> **What the task asks**: Begin with the first line of the material and write out each line exactly, ending with the line that contains "of reference star". Pictures are not part of the copy.

> **Source data**:

****************************************

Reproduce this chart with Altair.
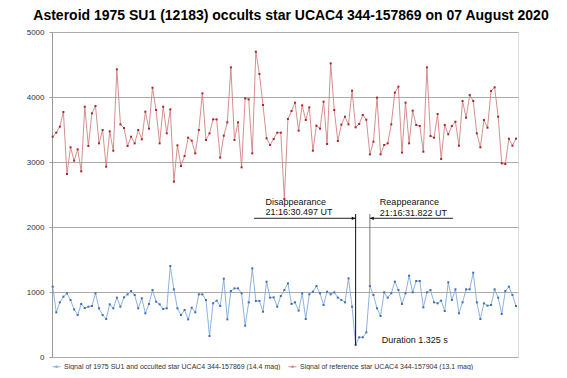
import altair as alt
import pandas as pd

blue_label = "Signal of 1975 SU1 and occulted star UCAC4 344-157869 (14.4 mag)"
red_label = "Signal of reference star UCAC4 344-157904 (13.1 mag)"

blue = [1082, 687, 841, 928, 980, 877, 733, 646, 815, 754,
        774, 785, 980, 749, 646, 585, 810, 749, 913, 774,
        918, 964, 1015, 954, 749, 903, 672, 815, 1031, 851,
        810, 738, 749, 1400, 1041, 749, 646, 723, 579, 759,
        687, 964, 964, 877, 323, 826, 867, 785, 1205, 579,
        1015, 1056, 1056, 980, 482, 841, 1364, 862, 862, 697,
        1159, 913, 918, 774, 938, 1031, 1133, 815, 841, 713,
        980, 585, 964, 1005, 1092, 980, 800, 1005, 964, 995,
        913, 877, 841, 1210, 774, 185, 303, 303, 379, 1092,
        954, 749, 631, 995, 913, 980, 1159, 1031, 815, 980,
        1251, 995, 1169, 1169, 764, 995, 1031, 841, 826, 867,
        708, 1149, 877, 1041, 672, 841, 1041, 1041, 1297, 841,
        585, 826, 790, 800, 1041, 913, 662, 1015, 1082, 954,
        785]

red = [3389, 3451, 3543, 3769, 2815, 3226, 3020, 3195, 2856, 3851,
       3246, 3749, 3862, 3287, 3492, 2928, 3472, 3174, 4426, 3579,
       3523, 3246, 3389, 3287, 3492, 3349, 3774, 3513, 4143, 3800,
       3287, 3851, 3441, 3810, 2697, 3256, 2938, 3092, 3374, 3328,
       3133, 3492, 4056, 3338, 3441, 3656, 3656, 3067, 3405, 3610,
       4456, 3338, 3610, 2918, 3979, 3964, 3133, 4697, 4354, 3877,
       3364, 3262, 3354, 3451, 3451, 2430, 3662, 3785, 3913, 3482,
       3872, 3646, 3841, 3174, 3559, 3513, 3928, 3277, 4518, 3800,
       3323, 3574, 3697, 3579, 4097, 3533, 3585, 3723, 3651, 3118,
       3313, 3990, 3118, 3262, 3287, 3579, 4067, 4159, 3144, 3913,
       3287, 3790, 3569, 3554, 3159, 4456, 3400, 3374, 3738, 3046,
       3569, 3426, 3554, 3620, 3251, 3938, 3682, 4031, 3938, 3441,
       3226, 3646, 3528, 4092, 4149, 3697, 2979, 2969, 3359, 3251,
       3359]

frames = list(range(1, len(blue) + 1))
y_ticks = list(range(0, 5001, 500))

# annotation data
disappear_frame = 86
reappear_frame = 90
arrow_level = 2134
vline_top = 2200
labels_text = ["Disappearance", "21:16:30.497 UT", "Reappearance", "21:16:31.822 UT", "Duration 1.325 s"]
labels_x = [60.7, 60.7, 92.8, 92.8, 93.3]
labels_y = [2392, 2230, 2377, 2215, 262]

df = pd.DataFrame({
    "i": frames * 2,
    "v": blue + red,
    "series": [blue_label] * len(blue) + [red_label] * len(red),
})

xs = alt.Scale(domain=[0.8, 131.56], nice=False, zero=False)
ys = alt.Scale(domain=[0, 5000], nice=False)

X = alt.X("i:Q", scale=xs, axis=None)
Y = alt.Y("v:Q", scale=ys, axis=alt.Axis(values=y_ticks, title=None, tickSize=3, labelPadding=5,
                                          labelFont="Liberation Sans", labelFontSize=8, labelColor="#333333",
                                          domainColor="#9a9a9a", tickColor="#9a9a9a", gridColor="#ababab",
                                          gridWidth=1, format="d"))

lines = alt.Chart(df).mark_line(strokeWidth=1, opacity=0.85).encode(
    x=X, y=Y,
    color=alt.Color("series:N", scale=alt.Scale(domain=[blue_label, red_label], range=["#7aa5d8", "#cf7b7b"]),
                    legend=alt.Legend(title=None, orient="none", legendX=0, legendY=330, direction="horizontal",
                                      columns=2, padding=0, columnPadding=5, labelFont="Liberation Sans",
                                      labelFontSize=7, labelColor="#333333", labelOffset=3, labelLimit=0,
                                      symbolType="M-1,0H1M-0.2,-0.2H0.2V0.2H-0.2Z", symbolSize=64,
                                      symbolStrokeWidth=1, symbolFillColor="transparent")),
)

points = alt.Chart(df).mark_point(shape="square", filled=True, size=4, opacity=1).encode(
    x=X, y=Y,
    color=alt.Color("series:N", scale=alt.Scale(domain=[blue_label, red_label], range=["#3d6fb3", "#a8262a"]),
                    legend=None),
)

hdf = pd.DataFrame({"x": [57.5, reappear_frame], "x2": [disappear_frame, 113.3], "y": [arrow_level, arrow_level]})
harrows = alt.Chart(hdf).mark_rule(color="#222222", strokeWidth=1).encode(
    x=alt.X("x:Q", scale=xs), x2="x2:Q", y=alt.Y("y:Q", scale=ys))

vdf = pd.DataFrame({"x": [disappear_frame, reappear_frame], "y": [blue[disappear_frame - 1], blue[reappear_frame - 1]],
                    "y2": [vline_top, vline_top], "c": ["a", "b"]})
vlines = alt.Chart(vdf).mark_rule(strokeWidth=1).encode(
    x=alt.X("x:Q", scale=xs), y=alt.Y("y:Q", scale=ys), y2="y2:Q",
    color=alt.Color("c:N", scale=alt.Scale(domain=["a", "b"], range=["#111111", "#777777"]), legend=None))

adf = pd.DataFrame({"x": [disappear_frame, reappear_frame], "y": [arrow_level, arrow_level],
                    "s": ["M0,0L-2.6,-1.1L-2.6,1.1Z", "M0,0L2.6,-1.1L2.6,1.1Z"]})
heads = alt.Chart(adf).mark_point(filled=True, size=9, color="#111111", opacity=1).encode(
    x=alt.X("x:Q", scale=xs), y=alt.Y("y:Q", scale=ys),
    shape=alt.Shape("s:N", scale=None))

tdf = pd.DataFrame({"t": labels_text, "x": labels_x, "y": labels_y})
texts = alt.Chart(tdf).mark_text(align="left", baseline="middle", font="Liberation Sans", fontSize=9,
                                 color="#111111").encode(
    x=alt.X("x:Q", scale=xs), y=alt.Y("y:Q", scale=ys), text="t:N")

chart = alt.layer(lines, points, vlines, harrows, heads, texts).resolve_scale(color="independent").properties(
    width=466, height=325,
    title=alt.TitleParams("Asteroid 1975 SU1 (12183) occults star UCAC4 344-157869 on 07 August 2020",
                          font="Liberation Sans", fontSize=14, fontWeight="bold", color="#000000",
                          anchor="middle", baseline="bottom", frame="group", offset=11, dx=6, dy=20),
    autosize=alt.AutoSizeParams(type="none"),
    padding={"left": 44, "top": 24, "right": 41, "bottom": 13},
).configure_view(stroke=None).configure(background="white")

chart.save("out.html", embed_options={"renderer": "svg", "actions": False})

****************************************

> **Exercise solution**:
Reproduce this chart with Altair.
import altair as alt
import pandas as pd

blue_label = "Signal of 1975 SU1 and occulted star UCAC4 344-157869 (14.4 mag)"
red_label = "Signal of reference star UCAC4 344-157904 (13.1 mag)"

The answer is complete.